** START OF Dataset excerpt **
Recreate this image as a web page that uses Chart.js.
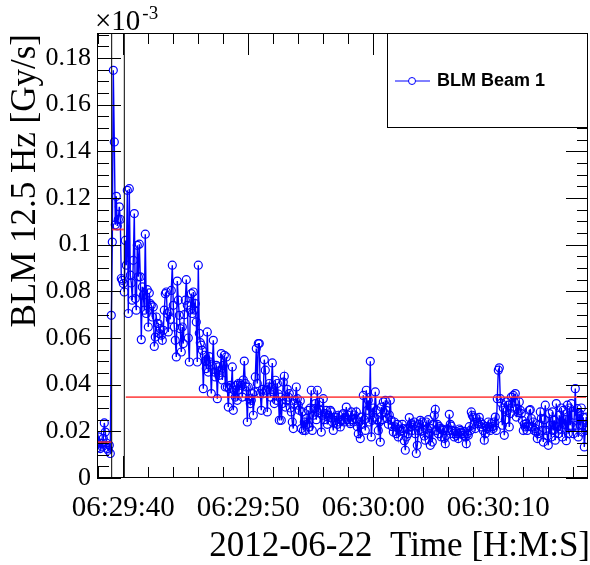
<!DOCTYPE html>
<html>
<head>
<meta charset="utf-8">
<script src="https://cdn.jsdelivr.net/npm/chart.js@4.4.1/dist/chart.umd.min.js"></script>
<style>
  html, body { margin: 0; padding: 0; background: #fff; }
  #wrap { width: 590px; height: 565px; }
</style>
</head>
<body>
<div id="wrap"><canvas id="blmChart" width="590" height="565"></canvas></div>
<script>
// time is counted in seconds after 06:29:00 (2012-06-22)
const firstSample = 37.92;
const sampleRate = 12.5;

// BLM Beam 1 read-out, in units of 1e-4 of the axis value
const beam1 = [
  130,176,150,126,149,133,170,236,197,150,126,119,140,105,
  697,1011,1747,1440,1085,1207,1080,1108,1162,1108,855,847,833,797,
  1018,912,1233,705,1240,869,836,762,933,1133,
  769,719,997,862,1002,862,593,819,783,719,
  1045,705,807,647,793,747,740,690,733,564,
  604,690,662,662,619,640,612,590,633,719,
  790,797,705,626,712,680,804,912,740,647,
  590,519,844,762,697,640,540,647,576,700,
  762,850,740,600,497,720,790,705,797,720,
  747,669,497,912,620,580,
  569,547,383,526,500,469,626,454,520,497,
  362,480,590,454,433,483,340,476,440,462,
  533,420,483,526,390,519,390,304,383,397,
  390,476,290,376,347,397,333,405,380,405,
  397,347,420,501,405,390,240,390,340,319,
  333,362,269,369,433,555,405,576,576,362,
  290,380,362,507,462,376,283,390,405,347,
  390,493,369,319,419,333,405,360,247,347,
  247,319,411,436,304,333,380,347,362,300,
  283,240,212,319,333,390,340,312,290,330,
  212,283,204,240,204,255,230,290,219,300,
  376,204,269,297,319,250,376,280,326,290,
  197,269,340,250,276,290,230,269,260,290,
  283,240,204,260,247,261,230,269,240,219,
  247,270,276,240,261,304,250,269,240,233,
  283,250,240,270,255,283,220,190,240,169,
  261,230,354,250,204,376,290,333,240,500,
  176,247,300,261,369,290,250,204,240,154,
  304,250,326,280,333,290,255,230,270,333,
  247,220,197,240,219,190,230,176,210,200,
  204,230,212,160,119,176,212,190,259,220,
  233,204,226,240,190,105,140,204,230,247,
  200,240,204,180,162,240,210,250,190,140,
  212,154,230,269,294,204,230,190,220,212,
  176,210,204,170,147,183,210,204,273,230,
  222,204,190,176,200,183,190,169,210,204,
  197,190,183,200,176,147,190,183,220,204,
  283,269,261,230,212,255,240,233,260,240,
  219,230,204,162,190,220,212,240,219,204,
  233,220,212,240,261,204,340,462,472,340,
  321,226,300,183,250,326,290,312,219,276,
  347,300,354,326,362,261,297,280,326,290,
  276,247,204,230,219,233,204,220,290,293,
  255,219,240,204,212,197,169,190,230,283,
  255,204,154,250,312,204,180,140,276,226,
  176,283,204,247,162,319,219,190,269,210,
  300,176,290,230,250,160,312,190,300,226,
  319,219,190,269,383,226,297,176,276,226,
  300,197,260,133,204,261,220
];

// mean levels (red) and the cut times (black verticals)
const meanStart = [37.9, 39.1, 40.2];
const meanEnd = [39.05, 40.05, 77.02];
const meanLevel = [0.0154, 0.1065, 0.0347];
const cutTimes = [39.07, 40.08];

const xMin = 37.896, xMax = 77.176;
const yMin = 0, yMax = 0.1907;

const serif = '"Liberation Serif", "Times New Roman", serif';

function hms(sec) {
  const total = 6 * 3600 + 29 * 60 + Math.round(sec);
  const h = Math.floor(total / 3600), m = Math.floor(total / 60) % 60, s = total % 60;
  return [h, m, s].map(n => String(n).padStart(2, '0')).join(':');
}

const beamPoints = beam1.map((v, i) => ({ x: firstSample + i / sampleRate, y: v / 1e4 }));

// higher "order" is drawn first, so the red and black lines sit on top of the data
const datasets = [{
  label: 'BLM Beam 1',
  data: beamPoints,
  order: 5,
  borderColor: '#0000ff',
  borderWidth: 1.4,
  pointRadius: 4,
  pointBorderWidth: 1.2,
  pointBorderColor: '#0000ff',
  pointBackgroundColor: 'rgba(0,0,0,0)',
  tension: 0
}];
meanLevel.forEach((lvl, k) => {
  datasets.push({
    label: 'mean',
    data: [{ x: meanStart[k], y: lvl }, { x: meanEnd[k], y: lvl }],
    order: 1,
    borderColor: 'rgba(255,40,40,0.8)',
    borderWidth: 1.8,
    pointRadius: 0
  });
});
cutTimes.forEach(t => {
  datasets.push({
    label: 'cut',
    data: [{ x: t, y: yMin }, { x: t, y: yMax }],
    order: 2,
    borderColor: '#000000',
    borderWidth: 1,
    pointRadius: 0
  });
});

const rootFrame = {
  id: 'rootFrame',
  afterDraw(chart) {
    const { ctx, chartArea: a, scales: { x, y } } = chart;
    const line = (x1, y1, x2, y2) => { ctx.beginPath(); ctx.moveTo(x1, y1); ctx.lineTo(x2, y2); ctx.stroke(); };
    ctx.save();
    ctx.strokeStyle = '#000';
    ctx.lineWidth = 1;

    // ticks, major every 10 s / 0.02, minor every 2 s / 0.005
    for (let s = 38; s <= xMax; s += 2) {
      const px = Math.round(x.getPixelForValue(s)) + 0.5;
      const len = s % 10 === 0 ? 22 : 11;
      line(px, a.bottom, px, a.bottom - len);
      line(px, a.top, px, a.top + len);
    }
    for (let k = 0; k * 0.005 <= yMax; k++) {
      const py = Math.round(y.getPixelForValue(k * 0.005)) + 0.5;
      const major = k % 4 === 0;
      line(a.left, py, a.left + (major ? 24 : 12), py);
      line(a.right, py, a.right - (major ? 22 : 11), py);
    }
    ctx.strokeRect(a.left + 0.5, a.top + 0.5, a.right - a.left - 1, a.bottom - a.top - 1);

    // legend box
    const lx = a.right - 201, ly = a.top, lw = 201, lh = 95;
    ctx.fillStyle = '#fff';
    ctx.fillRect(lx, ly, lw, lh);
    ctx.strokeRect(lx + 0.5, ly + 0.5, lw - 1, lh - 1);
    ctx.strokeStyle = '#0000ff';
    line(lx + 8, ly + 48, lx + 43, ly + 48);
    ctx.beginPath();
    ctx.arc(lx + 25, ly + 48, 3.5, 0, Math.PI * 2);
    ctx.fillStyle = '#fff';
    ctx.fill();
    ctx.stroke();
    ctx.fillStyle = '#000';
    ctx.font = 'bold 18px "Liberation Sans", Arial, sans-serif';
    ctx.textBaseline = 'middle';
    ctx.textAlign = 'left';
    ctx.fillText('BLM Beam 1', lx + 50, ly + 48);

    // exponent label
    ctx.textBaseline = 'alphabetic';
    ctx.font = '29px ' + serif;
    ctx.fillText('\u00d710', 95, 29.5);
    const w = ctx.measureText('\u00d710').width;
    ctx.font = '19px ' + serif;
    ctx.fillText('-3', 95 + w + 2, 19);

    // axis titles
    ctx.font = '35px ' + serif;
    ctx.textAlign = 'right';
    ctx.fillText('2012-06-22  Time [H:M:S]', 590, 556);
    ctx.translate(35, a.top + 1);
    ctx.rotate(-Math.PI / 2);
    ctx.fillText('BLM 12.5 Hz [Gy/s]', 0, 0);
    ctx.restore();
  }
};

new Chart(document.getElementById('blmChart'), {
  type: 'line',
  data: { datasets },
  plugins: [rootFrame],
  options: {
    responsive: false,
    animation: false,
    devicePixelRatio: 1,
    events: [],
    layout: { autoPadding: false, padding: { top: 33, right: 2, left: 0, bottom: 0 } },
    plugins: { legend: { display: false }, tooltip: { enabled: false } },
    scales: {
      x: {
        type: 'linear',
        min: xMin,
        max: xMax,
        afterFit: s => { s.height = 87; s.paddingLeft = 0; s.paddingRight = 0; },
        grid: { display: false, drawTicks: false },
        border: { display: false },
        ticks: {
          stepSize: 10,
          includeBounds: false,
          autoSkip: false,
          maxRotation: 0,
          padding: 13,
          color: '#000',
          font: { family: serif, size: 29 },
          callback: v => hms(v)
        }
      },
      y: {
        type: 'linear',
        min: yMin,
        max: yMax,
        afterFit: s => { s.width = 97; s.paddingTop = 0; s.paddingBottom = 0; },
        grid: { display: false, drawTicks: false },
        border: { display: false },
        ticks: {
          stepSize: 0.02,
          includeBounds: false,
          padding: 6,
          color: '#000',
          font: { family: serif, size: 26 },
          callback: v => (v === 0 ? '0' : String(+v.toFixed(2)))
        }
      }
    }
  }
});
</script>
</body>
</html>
** END OF Dataset excerpt **
#### Exercise objective
Begin at the first line of the material and copy each line exactly through the one containing "const sampleRate = 12.5;". Omit pictures.

#### Full response
Recreate this image as a web page that uses Chart.js.
<!DOCTYPE html>
<html>
<head>
<meta charset="utf-8">
<script src="https://cdn.jsdelivr.net/npm/chart.js@4.4.1/dist/chart.umd.min.js"></script>
<style>
  html, body { margin: 0; padding: 0; background: #fff; }
  #wrap { width: 590px; height: 565px; }
</style>
</head>
<body>
<div id="wrap"><canvas id="blmChart" width="590" height="565"></canvas></div>
<script>
// time is counted in seconds after 06:29:00 (2012-06-22)
const firstSample = 37.92;
const sampleRate = 12.5;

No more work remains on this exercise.